• What you need to do: Identify the lines that contain the string "this", then copy each of them.

(Records with drawing code)
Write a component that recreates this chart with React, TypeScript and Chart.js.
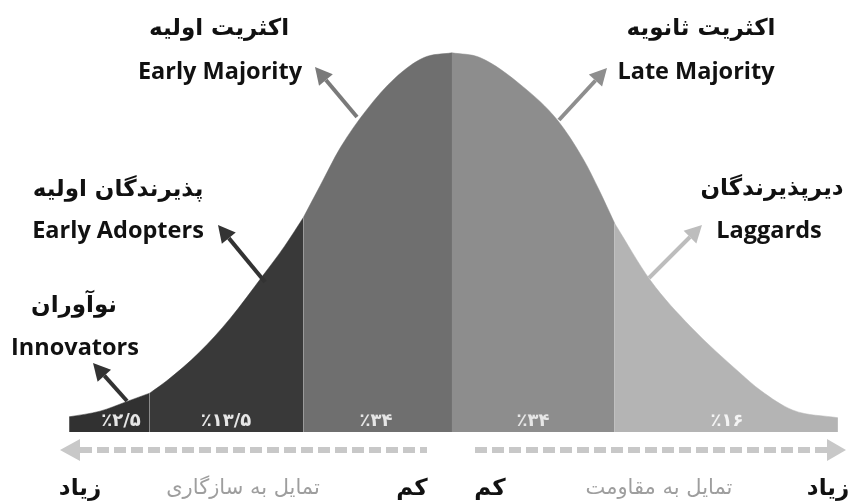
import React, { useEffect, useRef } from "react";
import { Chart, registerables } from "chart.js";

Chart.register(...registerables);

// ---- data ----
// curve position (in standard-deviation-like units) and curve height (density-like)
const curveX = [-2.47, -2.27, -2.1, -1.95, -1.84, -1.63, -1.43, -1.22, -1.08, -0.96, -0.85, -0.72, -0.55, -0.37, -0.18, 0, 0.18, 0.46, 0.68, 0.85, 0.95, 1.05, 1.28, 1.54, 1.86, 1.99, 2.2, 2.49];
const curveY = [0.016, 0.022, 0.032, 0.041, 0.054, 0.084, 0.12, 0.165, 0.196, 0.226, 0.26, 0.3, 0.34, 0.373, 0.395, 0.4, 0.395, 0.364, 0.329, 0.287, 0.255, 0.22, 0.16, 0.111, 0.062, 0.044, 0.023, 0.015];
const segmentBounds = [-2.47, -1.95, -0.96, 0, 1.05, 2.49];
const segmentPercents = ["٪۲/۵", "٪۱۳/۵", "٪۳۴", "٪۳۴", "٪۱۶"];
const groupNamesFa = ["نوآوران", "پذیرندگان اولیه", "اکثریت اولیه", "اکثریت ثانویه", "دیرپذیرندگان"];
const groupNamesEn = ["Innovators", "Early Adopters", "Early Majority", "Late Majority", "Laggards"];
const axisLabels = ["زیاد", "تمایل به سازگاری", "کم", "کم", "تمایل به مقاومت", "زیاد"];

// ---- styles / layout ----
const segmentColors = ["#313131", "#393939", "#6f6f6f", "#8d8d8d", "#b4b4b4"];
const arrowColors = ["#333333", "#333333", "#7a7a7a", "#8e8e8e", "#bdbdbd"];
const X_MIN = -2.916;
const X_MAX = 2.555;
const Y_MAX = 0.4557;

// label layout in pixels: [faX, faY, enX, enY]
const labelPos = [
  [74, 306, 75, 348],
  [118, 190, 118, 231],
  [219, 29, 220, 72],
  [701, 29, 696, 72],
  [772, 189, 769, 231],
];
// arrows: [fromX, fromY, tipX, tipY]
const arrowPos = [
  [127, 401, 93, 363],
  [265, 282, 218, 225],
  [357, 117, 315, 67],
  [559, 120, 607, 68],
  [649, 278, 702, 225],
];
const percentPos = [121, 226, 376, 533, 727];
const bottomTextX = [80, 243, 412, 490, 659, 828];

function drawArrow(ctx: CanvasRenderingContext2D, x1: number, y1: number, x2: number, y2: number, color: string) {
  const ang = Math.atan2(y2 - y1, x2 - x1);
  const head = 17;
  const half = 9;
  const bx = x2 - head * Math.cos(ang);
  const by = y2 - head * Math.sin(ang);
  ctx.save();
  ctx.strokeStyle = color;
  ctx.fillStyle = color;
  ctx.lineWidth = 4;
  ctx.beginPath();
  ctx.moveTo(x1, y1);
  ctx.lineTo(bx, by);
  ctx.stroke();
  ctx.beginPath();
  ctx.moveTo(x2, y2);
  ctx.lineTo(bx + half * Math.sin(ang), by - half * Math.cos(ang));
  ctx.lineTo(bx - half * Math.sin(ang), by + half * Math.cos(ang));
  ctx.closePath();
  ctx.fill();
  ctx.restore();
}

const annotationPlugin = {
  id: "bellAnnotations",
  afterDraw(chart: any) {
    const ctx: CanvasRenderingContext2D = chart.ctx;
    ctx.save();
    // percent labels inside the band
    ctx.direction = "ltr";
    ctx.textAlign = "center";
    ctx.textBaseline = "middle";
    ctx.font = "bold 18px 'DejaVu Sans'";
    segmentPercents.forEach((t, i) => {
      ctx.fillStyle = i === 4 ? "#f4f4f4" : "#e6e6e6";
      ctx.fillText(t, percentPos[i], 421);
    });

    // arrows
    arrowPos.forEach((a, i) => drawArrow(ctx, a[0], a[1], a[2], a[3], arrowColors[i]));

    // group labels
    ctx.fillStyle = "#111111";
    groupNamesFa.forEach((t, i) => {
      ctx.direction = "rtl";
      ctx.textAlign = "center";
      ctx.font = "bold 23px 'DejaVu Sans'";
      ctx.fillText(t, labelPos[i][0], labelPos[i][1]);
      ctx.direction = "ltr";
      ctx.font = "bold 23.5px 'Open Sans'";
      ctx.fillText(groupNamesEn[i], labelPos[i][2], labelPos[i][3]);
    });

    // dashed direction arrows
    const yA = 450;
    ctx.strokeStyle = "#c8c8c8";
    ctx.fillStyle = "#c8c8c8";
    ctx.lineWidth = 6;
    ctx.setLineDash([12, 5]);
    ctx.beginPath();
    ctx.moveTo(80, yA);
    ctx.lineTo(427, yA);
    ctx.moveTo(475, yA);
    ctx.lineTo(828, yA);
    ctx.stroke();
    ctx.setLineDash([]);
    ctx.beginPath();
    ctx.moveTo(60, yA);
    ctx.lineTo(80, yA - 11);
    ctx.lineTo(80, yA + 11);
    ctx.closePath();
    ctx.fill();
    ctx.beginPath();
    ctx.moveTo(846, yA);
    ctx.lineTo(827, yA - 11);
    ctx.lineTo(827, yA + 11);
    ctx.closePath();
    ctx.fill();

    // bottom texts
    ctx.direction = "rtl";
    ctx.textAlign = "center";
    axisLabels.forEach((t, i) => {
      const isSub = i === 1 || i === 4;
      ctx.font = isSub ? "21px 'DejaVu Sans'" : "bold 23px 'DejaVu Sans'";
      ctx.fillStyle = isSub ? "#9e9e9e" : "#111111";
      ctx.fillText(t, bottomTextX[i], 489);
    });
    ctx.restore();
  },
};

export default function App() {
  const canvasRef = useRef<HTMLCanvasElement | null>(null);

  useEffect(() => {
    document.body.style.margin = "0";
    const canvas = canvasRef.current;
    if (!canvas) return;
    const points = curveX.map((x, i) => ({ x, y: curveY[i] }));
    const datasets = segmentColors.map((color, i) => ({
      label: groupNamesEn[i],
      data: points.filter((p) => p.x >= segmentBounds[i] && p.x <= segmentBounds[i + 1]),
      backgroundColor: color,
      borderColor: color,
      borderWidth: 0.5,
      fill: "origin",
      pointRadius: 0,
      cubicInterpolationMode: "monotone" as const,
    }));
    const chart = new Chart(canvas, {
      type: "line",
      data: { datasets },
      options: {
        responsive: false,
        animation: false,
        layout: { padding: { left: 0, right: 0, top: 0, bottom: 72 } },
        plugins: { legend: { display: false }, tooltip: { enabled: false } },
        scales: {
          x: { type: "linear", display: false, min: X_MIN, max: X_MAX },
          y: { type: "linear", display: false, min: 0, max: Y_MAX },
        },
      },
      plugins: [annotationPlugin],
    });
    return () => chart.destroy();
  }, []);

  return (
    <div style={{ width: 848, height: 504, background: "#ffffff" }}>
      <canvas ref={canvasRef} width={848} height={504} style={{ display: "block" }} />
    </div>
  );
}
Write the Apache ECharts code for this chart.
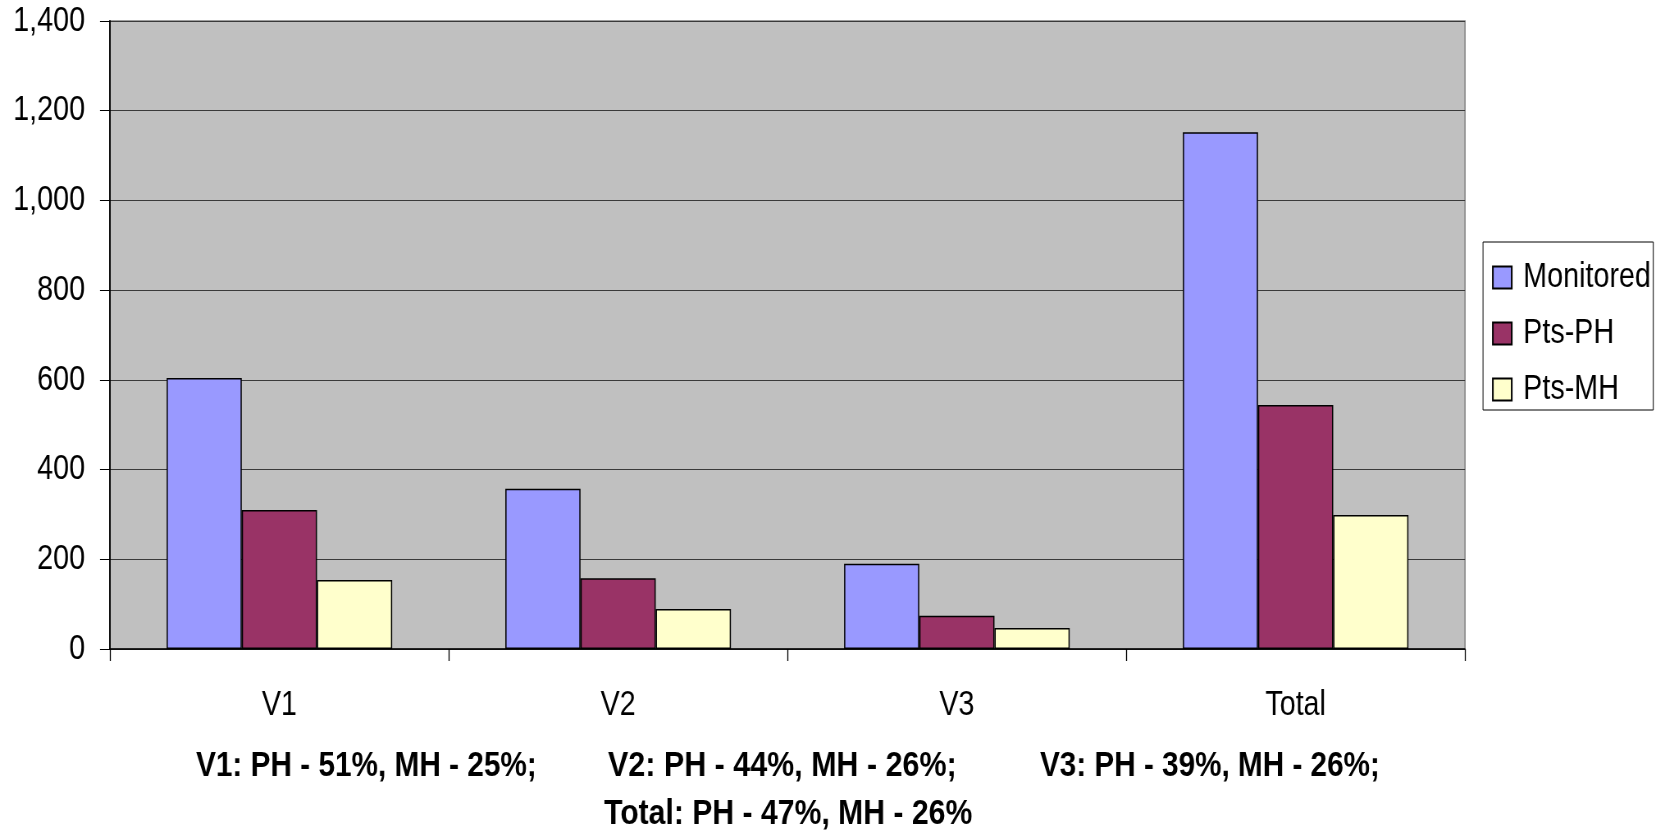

• Answer:
Write a component that recreates this chart with React, TypeScript and Chart.js.
Write the Apache ECharts code for this chart.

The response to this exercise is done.